Toronto's troubled mayor choked back tears Thursday after learning of the former federal finance minister's sudden and unexpected death.
"Jim will be remembered as a relentless fighter and champion of the people," Ford said.
"It is with deep sadness and a heavy heart that I say goodbye to a very special friend. We love you Jim, we'll miss you."
Flaherty was tight with the Ford family, going back to his time in the Ontario legislature with the mayor's father and former MPP Doug Ford Sr.
And it was Flaherty who nearly came to tears last November amid calls for Ford to resign or seek help following stunning allegations that he had smoked crack cocaine.
"At the end of the day, he has to make his own decision about what he ought to do," a visibly upset Flaherty said at the time.
The mayor, who is still embroiled in the scandal, described Flaherty as an honourable man who dedicated his life to his family and to public service.
"As finance minister ... he kept the country on track in the most difficult of financial times," Ford added. "Canada would not be where it is today without the efforts of Jim Flaherty."
Former Ontario premier Ernie Eves, who beat Flaherty for the provincial party's leadership in 2002, described him as a thoroughly decent, hard-working, professional and humble man.
"He developed a well-deserved reputation as being probably the leader of the democratic Western world in terms of policies to deal with the recent recession, to take us through those difficult times, and Canada actually led by example for the rest of the world," he told The Canadian Press.
"I think that's something that he always will be remembered for."
Flaherty didn't just steer Canada away from the economic abyss that swallowed so many others, but was instrumental in rescuing Ontario more than a decade earlier, his former colleagues said.
"When I think of Jim Flaherty, I think of someone who passionately believed in responsible government, in fiscal responsibility. That's his brand," said Tory MPP Frank Klees, a former cabinet minister.
"That's what he left here in this province ... that's what he took to the federal level of parliament."
As news of Flaherty's death spread in the halls of Queen's Park, members of the legislature stood for a minute of silence before suddenly adjourning.
Many wandered out into the halls with shocked faces, some unable to find the words to describe how they felt.
"I feel empty," said longtime MPP John O'Toole, who worked as Flaherty's parliamentary assistant when he was finance minister.
Opposition Leader Tim Hudak, who worked with Flaherty in government and co-chaired his leadership campaign, could barely hold back tears as he spoke of his friend, a "legend in Canadian politics."
"You saw the man and you saw the huge heart, you saw what he was made of," he said.
"The sad reality is he's gone and I never had a chance to say goodbye and thanks."
The loss is even more profound as Flaherty's wife, health critic Christine Elliott, is a member of their party's family, Hudak said.
"Jim's three sons should be damn proud of what their father accomplished," he said.
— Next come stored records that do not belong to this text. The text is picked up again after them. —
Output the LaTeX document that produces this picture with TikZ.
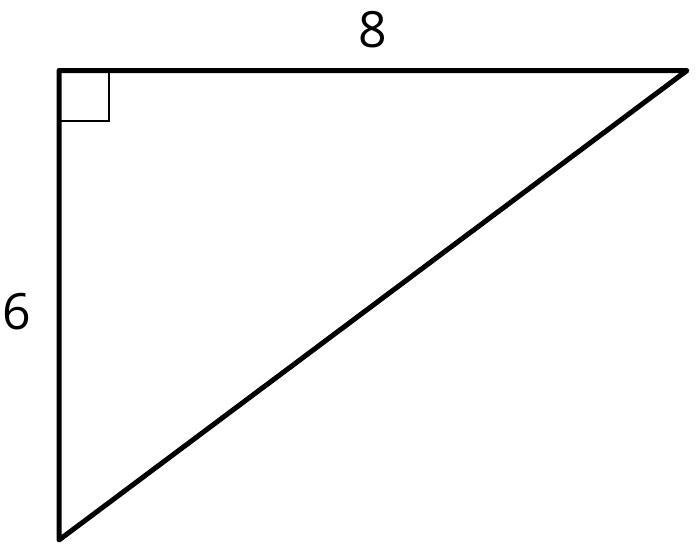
\documentclass[tikz,border=0pt]{standalone}
\usepackage{fontspec}
\setmainfont{Open Sans}
\begin{document}
\begin{tikzpicture}[x=1pt, y=-1pt, every node/.style={font=\fontsize{50}{60}\selectfont}]
			\useasboundingbox (0,0) rectangle (700,549);
			\coordinate (A) at (59,70.5);
			\coordinate (B) at (687,70.5);
			\coordinate (C) at (59,540);
			\draw[line width=5pt, line join=round] (A) -- (B) -- (C) -- cycle;
			\draw[line width=2pt] (59,121) -- (109,121) -- (109,70.5);
			\node (top) at (373,30) {8};
			\node (left) at (17,312) {6};
			\end{tikzpicture}
\end{document}
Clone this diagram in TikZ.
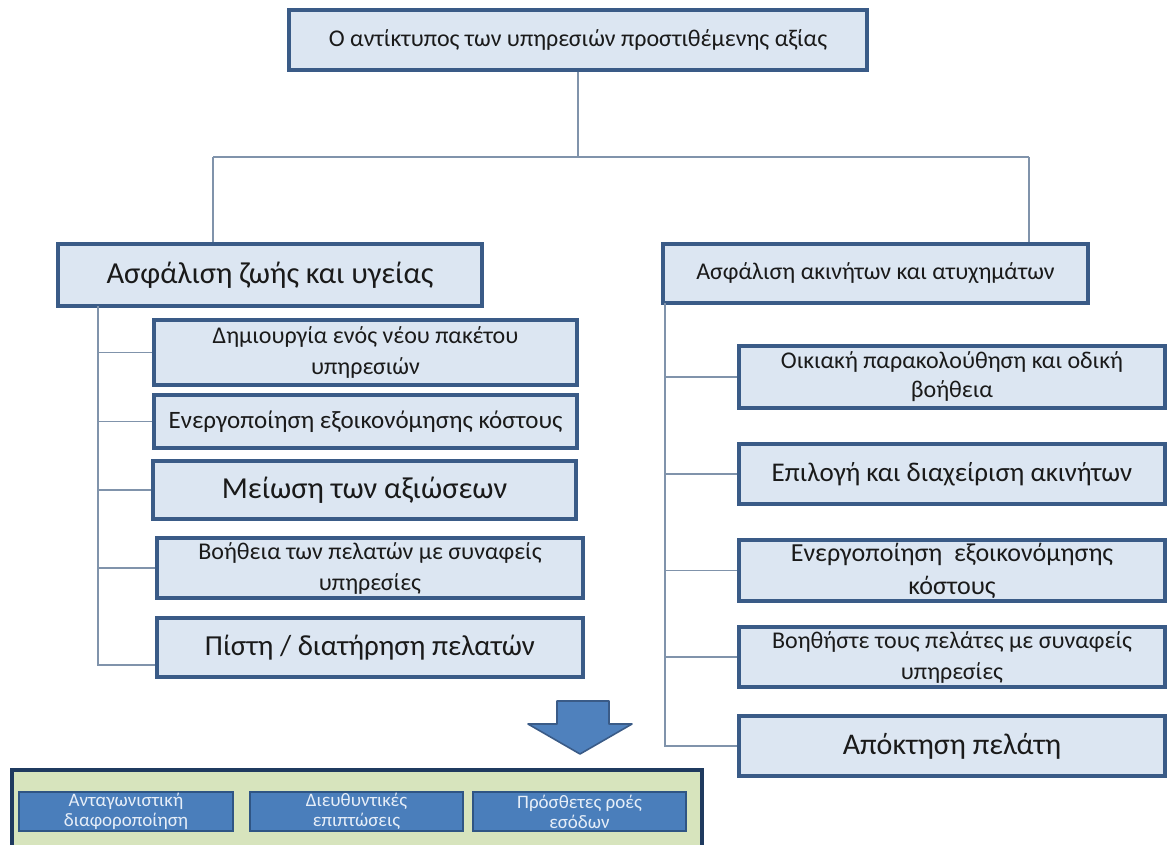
\documentclass[tikz,border=0pt]{standalone}
\usepackage{fontspec}
\setmainfont{Carlito}
\definecolor{boxfill}{HTML}{DCE6F2}
\definecolor{boxborder}{HTML}{3A5B87}
\definecolor{connc}{HTML}{8093AB}
\definecolor{arrowfill}{HTML}{4F81BD}
\definecolor{greenfill}{HTML}{D7E4BD}
\definecolor{greenborder}{HTML}{1F3A5F}
\definecolor{innerfill}{HTML}{4A7EBB}
\definecolor{innerborder}{HTML}{2F5584}
\definecolor{innertext}{HTML}{E6EEF8}
\definecolor{txt}{HTML}{1A1A1A}
\begin{document}
\begin{tikzpicture}[x=1pt,y=-1pt,
  box/.style={draw=boxborder, line width=3.2pt, fill=boxfill, inner sep=0pt, align=center, text=txt},
  conn/.style={draw=connc, line width=1.4pt},
  inbox/.style={draw=innerborder, line width=2.2pt, fill=innerfill, inner sep=0pt, align=center, text=innertext, font=\fontsize{19}{20}\selectfont}]
\useasboundingbox (0,0) rectangle (1174,845);

% top
\node[box, minimum width=578, minimum height=60, font=\fontsize{24}{31}\selectfont] (top) at (578,40) {Ο αντίκτυπος των υπηρεσιών προστιθέμενης αξίας};

% headers
\node[box, minimum width=424, minimum height=62, font=\fontsize{30.5}{38}\selectfont] (lh) at (270,275) {Ασφάλιση ζωής και υγείας};
\node[box, minimum width=425, minimum height=59, font=\fontsize{24}{31}\selectfont] (rh) at (875.5,273.5) {Ασφάλιση ακινήτων και ατυχημάτων};

% left children
\node[box, minimum width=423, minimum height=65, font=\fontsize{24}{31}\selectfont] (c1) at (365.5,352.5) {Δημιουργία ενός νέου πακέτου\\υπηρεσιών};
\node[box, minimum width=423, minimum height=53, font=\fontsize{25}{31}\selectfont] (c2) at (365.5,421.5) {Ενεργοποίηση εξοικονόμησης κόστους};
\node[box, minimum width=423, minimum height=58, font=\fontsize{30.5}{38}\selectfont] (c3) at (364.5,490) {Μείωση των αξιώσεων};
\node[box, minimum width=426, minimum height=60, font=\fontsize{24}{31}\selectfont] (c4) at (370,568) {Βοήθεια των πελατών με συναφείς\\υπηρεσίες};
\node[box, minimum width=426, minimum height=59, font=\fontsize{29}{36}\selectfont] (c5) at (370,647.5) {Πίστη / διατήρηση πελατών};

% right children
\node[box, minimum width=426, minimum height=62, font=\fontsize{24}{29}\selectfont] (r1) at (952,377) {Οικιακή παρακολούθηση και οδική\\βοήθεια};
\node[box, minimum width=426, minimum height=60, font=\fontsize{27}{34}\selectfont] (r2) at (952,474) {Επιλογή και διαχείριση ακινήτων};
\node[box, minimum width=426, minimum height=61, font=\fontsize{26}{33}\selectfont] (r3) at (952,570.5) {Ενεργοποίηση \ εξοικονόμησης\\κόστους};
\node[box, minimum width=426, minimum height=60, font=\fontsize{24}{31}\selectfont] (r4) at (952,657) {Βοηθήστε τους πελάτες με συναφείς\\υπηρεσίες};
\node[box, minimum width=426, minimum height=60, font=\fontsize{30}{37}\selectfont] (r5) at (952,746) {Απόκτηση πελάτη};

% connectors top level
\coordinate (jl) at (213,157);
\coordinate (jr) at (1029,157);
\draw[conn] (top.south) -- (top.south |- jl);
\draw[conn] (jl) -- (jr);
\draw[conn] (jl) -- (jl |- lh.north);
\draw[conn] (jr) -- (jr |- rh.north);

% left tree
\coordinate (lv) at (98,306);
\coordinate (l5) at (98,665);
\draw[conn] (lv) -- (l5) -- (l5 -| c5.west);
\draw[conn] (lv |- c1.west) -- (c1.west);
\draw[conn] (lv |- c2.west) -- (c2.west);
\draw[conn] (lv |- c3.west) -- (c3.west);
\draw[conn] (lv |- c4.west) -- (c4.west);

% right tree
\coordinate (rv) at (665,303);
\draw[conn] (rv) |- (r5.west);
\draw[conn] (rv |- r1.west) -- (r1.west);
\draw[conn] (rv |- r2.west) -- (r2.west);
\draw[conn] (rv |- r3.west) -- (r3.west);
\draw[conn] (rv |- r4.west) -- (r4.west);

% block arrow
\draw[draw=boxborder, line width=1.6pt, fill=arrowfill, line join=round]
  (557,701) -- (609,701) -- (609,724) -- (632,724) -- (580,754) -- (528,724) -- (557,724) -- cycle;

% green panel
\node[draw=greenborder, line width=3.2pt, fill=greenfill, minimum width=690, minimum height=84, inner sep=0pt] (panel) at (357,812) {};
\node[inbox, minimum width=214, minimum height=39] (b1) at (126,811.5) {Ανταγωνιστική\\διαφοροποίηση};
\node[inbox, minimum width=213, minimum height=39] (b2) at (356.5,811.5) {Διευθυντικές\\επιπτώσεις};
\node[inbox, minimum width=213, minimum height=39] (b3) at (579.5,811.5) {Πρόσθετες ροές\\εσόδων};
\end{tikzpicture}
\end{document}
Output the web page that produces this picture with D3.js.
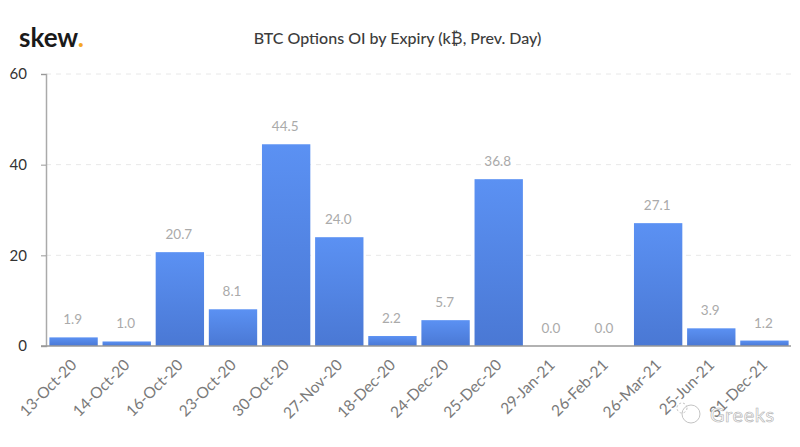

Flaherty will go down in history as was one of the pioneers of the controversial Common Sense Revolution — along with John Baird — that propelled the Tories to power in 1995.
They cut taxes and slashed spending in Ontario, including a 22 per cent reduction in welfare rates. The drastic reforms sparked angry labour unrest and widespread protests that culminated in a violent clash between police and anti-poverty activists on the front lawn of the provincial legislature in 2000.
"I remember often sitting in that legislature with Jim and we heard the drums beating outside, and they weren't welcoming sounds," said Klees.
"They were the sounds of people who opposed what we were trying to do in terms of bringing fiscal responsibility to this office. Jim was at the forefront of that."
Flaherty, who left provincial politics in 2005, was a plain-spoken man with a great sense of humour, a tough debater — a "clean-up hitter" — who never left anything on the table, Klees said of his one-time leadership rival.
Liberal Premier Kathleen Wynne, whose opposition to the Common Sense Revolution spurred her entry to provincial politics, described him as a "feisty, articulate spirit in this place."
"Canada has lost a great Canadian," she said.
But Flaherty's real passion as Ontario finance minister was establishing a common securities regulator, which he pursued at the federal level, said O'Toole.
But he had limited success: only Ontario and British Columbia have signed on.
O'Toole said he joined his ailing friend for drinks just a few weeks ago. Flaherty looked "very poor, really terrible," but had a little glint in his eye, leading him to suspect that Flaherty might retire and finally "have some fun."
"It's tragic, just tragic ... to have so much and then to receive so little," he said.